My crew is going to be pretty disappointed about this, but after a few very successful batches this is a good reminder to us all, to the importance of brewers hygiene.
 
We made a bbl of mead a few years ago. We fermented it in the garage and over the winter it had gotten too cold to continue fermenting. We kinda forgot about it also.

Somewhere along the line it turned to vinegar. Instead of tossing it, we bottled it up and gave it away as a "specialty vinegar." People LOVED it. I used a few gallons of it to make cole slaw. Was pretty good.

The word got out on our messed up batch. People started stopping by requesting a bottle.

Turns out we could actually sell this stuff legally since it's not beer or wine anymore. We never did, but the gears are still turning.

The one bad aspect was the cleaning. Our club removed EVERYTHING from the brew area to outside for a good cleaning/scrubbing/sanitizing.
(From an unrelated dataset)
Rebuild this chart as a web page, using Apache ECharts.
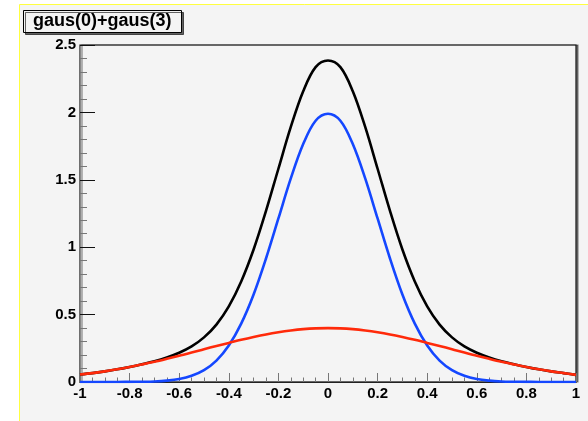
<!DOCTYPE html>
<html>
<head>
<meta charset="utf-8">
<script src="https://cdn.jsdelivr.net/npm/echarts@6/dist/echarts.min.js"></script>
<style>
html,body{margin:0;padding:0;background:#fff;}
#chart{width:588px;height:421px;}
</style>
</head>
<body>
<div id="chart"></div>
<script>
// x positions sampled along the curves
var xs = [-1,-0.95,-0.9,-0.85,-0.8,-0.75,-0.7,-0.65,-0.6,-0.55,-0.5,-0.45,-0.4,-0.35,-0.3,-0.25,-0.2,-0.15,-0.1,-0.05,0,
          0.05,0.1,0.15,0.2,0.25,0.3,0.35,0.4,0.45,0.5,0.55,0.6,0.65,0.7,0.75,0.8,0.85,0.9,0.95,1];
// gaus(0) - blue curve
var blueVals = [0,0,0,0,0.001,0.002,0.004,0.010,0.022,0.046,0.088,0.159,0.271,0.433,0.649,0.916,1.213,1.510,1.765,1.938,1.99,
                1.938,1.765,1.510,1.213,0.916,0.649,0.433,0.271,0.159,0.088,0.046,0.022,0.010,0.004,0.002,0.001,0,0,0,0];
// gaus(3) - red curve
var redVals = [0.056,0.066,0.079,0.094,0.111,0.130,0.150,0.172,0.195,0.218,0.243,0.267,0.290,0.313,0.334,0.353,0.369,0.382,0.392,0.398,0.40,
               0.398,0.392,0.382,0.369,0.353,0.334,0.313,0.290,0.267,0.243,0.218,0.195,0.172,0.150,0.130,0.111,0.094,0.079,0.066,0.053];
// gaus(0)+gaus(3) - black curve
var blackVals = [0.056,0.066,0.079,0.094,0.112,0.132,0.154,0.182,0.217,0.264,0.331,0.426,0.561,0.746,0.983,1.269,1.582,1.892,2.157,2.336,2.385,
                 2.336,2.157,1.892,1.582,1.269,0.983,0.746,0.561,0.426,0.331,0.264,0.217,0.182,0.154,0.132,0.112,0.094,0.079,0.066,0.053];
var titleText = 'gaus(0)+gaus(3)';

function pairs(v){ return xs.map(function(x,i){ return [x, v[i]]; }); }

var chart = echarts.init(document.getElementById('chart'), null, {renderer:'canvas'});
var labelFont = {color:'#000', fontWeight:'bold', fontSize:15, fontFamily:'Liberation Sans, Arial, sans-serif'};
chart.setOption({
  animation:false,
  backgroundColor:'#ffffff',
  graphic:[{
    type:'rect', z:-10, silent:true,
    shape:{x:19.5, y:4.5, width:600, height:500},
    style:{fill:'#f4f4f4', stroke:'#ffff40', lineWidth:1}
  }],
  title:{
    text:titleText, left:23, top:10,
    padding:[2,10,2,10],
    backgroundColor:'#f4f4f4', borderColor:'#000', borderWidth:1,
    shadowColor:'rgba(0,0,0,0.6)', shadowOffsetX:2, shadowOffsetY:2, shadowBlur:0,
    textStyle:{fontSize:18, fontWeight:'bold', color:'#000', fontFamily:'Liberation Sans, Arial, sans-serif', lineHeight:19}
  },
  grid:{
    left:80, right:12, top:45, bottom:39, containLabel:false,
    show:true, backgroundColor:'#f4f4f4', borderColor:'#111', borderWidth:1.2,
    shadowColor:'rgba(0,0,0,0.45)', shadowOffsetX:2, shadowOffsetY:0, shadowBlur:0
  },
  xAxis:{
    type:'value', min:-1, max:1, interval:0.2,
    axisLine:{show:true, onZero:false, lineStyle:{color:'#222', width:1.2}},
    axisTick:{show:true, inside:true, length:9, lineStyle:{color:'#777', width:1}},
    minorTick:{show:true, splitNumber:4, length:4.5, lineStyle:{color:'#777', width:1}},
    axisLabel:Object.assign({margin:4}, labelFont),
    splitLine:{show:false}
  },
  yAxis:{
    type:'value', min:0, max:2.5, interval:0.5,
    axisLine:{show:true, onZero:false, lineStyle:{color:'#888', width:1.2}},
    axisTick:{show:true, inside:true, length:15, lineStyle:{color:'#111', width:1}},
    minorTick:{show:true, splitNumber:5, length:7, lineStyle:{color:'#777', width:1}},
    axisLabel:Object.assign({margin:4}, labelFont),
    splitLine:{show:false}
  },
  series:[
    {type:'line', data:pairs(blackVals), smooth:0.35, showSymbol:false, lineStyle:{color:'#000', width:2.6}, itemStyle:{color:'#000'}},
    {type:'line', data:pairs(blueVals), smooth:0.35, showSymbol:false, lineStyle:{color:'#1447ff', width:2.6}, itemStyle:{color:'#1447ff'}},
    {type:'line', data:pairs(redVals), smooth:0.35, showSymbol:false, lineStyle:{color:'#ff2a0a', width:2.6}, itemStyle:{color:'#ff2a0a'}}
  ]
});
</script>
</body>
</html>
Instead of brewing that day, it was only cleaning.

Not sure if that helps at all, but if it's vinegar you have you might want to see if it's good on a salad?
 
If you boil it, you'll just drive all the alcohol off.

You can pasturize it to kill any microbes. That will stop it from becoming more sour, but i won't eliminate the current sourness.

From there, you could blend with a non-sour beer. You could also try backsweetening with some fruit flavor and then just keeping it at serving temp to prevent any future fermentation.
 
If it's sour but not vinegary, you could have lactobacillus or pediococcus in there, which will not eventually turn it into vinegar.

Me, I'd probably just sit on it, let it age a few months, see what flavors develop -- unless everybody involved hates sours? Maybe rack a couple gallons off onto fruit, what the hey, you've already got the stuff and you're not gonna turn it back into a dubbel no matter what you do.
 
Contrary to what everyone says, sourness can go away. I think it depends on what is causing it. I had a batch that was extremely sour at bottling. Three weeks later it was still really sour. A few weeks after that the sourness subsided a little and now (a couple months later) it has just a slight sour/tart note to it and actually tastes pretty good. Now, if yours has been sitting three months already, it may not be the same as mine, but it is possible for sourness to fade.